İsrail Savunma Bakanı Yisrael Katz'ın yaptığı son açıklama, Gazze'deki durumu daha da karmaşık hale getirdi. Katz, İsrail ordusunun Gazze Şeridi'nde ele geçirdiği bölgelerde her türlü koşulda kalacağını belirtti. Bu açıklama, bölgedeki gerilimi tırmandırırken, uluslararası kamuoyunda da büyük yankı uyandırdı.
İsrail'in Gazze'deki Yeni Politikası
Katz, "Geçmiştekinden farklı olarak, İsrail ordusu temizleyip ele geçirdiği bölgelerden artık çekilmiyor" ifadelerini kullandı. Bu, İsrail'in Gazze'deki askeri varlığını kalıcı hale getirme niyetini açıkça ortaya koyuyor. Katz'ın bu açıklaması, İsrail'in bölgedeki güvenlik politikalarını kökten değiştirdiğinin bir işareti olarak değerlendiriliyor.
Katz sözlerine şöyle devam etti: "Ordu, Gazze'de, tıpkı Lübnan ve Suriye'de olduğu gibi düşmanla, İsrail yerleşimleri arasında tampon olmak üzere güvenlik bölgelerinde kalmaya devam edecek." Bu ifade, İsrail'in Gazze'yi bir güvenlik tamponu olarak gördüğünü ve bölgedeki askeri varlığını bu amaca hizmet edecek şekilde sürdüreceğini gösteriyor.
İnsani Yardıma Engel
İsrail'in Gazze'ye yönelik politikaları sadece askeri varlıkla sınırlı değil. Katz, "İsrail’in politikası nettir: Gazze’ye hiçbir insani yardım girmeyecek. Bu yardımı engellemek, Hamas’ın halk üzerinde bir araç olarak kullanmasını engelleyen başlıca baskı kozlarından biridir" dedi. Bu açıklama, İsrail'in Gazze'deki insani krizi derinleştirecek bir politika izlediğini gösteriyor. İsrail'in bu tutumu, uluslararası hukuk ve insan hakları örgütleri tarafından sert bir şekilde eleştiriliyor.
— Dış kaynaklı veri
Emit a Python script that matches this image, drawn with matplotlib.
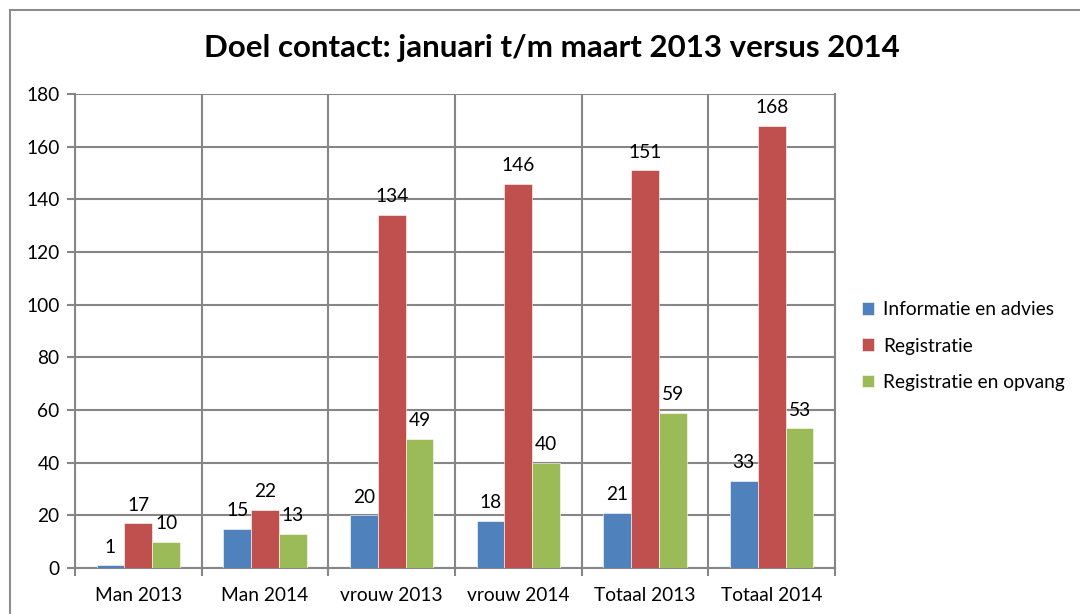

İsrail, 2 Mart’tan bu yana Gazze’de geçiş noktalarını kapatarak bölgeye temel ihtiyaç malzemelerinin girişini engelliyor. Bu durum, Gazze'deki yaşam koşullarını daha da zorlaştırıyor ve insani krizi derinleştiriyor. İsrail'in bu politikası, Gazze halkının temel haklarını ihlal ettiği gerekçesiyle uluslararası toplum tarafından kınanıyor.
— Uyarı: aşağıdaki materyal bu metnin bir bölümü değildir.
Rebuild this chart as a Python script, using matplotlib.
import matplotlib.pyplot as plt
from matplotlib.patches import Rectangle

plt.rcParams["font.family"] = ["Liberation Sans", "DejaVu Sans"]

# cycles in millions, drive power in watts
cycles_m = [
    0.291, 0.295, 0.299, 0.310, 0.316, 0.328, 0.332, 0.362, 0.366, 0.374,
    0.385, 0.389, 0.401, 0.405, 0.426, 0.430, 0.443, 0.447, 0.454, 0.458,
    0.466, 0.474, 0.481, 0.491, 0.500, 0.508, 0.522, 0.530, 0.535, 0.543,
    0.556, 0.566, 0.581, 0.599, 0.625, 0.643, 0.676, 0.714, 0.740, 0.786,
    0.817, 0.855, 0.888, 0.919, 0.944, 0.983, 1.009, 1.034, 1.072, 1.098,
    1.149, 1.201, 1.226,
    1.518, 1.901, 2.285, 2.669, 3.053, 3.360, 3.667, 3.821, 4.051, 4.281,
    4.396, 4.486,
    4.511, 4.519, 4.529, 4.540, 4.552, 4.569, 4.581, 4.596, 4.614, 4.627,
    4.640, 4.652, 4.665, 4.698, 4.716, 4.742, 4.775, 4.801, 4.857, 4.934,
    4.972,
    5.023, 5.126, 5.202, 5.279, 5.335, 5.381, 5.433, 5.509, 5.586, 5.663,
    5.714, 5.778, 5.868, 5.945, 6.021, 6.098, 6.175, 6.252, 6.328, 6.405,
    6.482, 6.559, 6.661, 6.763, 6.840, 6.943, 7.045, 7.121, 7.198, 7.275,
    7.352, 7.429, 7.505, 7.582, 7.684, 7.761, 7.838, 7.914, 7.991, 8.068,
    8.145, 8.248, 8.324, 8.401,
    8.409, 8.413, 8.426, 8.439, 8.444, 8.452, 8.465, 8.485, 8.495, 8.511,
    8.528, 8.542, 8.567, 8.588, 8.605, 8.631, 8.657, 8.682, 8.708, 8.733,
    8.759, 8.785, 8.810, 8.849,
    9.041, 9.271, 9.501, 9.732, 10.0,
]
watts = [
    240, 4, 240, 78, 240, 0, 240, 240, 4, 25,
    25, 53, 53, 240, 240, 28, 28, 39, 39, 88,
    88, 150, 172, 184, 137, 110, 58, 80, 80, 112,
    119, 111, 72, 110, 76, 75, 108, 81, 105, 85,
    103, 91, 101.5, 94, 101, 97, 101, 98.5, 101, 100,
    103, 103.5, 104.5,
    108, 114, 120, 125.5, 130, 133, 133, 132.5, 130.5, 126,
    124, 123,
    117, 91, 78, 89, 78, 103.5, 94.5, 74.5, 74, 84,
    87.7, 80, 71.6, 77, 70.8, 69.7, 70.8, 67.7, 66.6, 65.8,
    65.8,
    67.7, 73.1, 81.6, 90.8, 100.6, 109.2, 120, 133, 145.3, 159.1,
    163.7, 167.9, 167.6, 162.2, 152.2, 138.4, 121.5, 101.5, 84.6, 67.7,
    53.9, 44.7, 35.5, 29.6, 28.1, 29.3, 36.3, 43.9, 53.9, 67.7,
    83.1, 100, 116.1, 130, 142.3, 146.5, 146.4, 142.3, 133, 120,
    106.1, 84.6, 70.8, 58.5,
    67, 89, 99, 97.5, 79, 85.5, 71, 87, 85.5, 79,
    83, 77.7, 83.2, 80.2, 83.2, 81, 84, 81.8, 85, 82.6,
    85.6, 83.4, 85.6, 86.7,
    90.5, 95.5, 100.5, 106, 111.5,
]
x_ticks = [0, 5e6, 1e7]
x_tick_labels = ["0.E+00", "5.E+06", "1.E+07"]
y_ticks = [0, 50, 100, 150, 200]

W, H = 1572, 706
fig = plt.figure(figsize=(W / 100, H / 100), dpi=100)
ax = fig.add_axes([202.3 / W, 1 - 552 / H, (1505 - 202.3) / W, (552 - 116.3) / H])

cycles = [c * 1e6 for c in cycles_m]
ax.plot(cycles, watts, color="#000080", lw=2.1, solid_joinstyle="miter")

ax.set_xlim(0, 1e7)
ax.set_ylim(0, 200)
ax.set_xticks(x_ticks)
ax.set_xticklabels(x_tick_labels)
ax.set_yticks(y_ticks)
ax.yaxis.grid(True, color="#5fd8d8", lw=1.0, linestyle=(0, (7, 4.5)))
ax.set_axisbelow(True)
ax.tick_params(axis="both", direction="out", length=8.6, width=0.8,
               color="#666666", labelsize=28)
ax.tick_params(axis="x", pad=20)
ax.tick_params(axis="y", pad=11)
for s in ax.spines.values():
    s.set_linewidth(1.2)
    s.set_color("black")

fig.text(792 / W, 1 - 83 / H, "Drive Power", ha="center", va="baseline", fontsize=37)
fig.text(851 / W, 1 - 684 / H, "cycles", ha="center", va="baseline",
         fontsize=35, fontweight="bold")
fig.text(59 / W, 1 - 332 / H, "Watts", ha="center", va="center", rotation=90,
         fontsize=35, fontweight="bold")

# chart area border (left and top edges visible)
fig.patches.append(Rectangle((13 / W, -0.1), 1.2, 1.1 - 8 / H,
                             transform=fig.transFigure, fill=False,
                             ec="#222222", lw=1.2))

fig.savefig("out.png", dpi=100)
Uluslararası Tepkiler ve Savaş Suçları İddiaları
İsrail'in Gazze'ye yönelik saldırıları ve abluka politikaları, uluslararası alanda büyük tepkilere neden oluyor. Bölgesel kaynakların paylaştığı verilere göre savaşın başladığı 7 Ekim 2023 tarihinden bu yana İsrail’in saldırılarında çoğu kadın ve çocuk olmak üzere en az 51 bin Filistinli hayatını kaybetti. Bu durum, İsrail'in savaş suçları işlediği yönündeki iddiaları güçlendiriyor.
Uluslararası Ceza Mahkemesi, Kasım ayında İsrail Başbakanı Binyamin Netanyahu ve eski Savunma Bakanı Yoav Gallant hakkında Gazze’de savaş suçu ve insanlığa karşı suç işledikleri gerekçesiyle tutuklama emri çıkardı. Ayrıca, İsrail Gazze'ye yönelik saldırıları nedeniyle Uluslararası Adalet Divanı tarafından da yargılanıyor. Bu gelişmeler, İsrail'in uluslararası alanda karşı karşıya olduğu baskıyı artırıyor.
İsrail'in Gazze'deki politikaları ve askeri operasyonları, bölgedeki istikrarı tehdit ediyor ve yeni çatışmaların fitilini ateşleyebilir. Uluslararası toplumun, İsrail'in bu politikalarına karşı daha etkili bir şekilde harekete geçmesi ve Gazze'deki insani krize çözüm bulunması gerekiyor. Aksi takdirde, bölgedeki şiddet sarmalı daha da derinleşebilir ve kalıcı bir çözüme ulaşmak zorlaşabilir.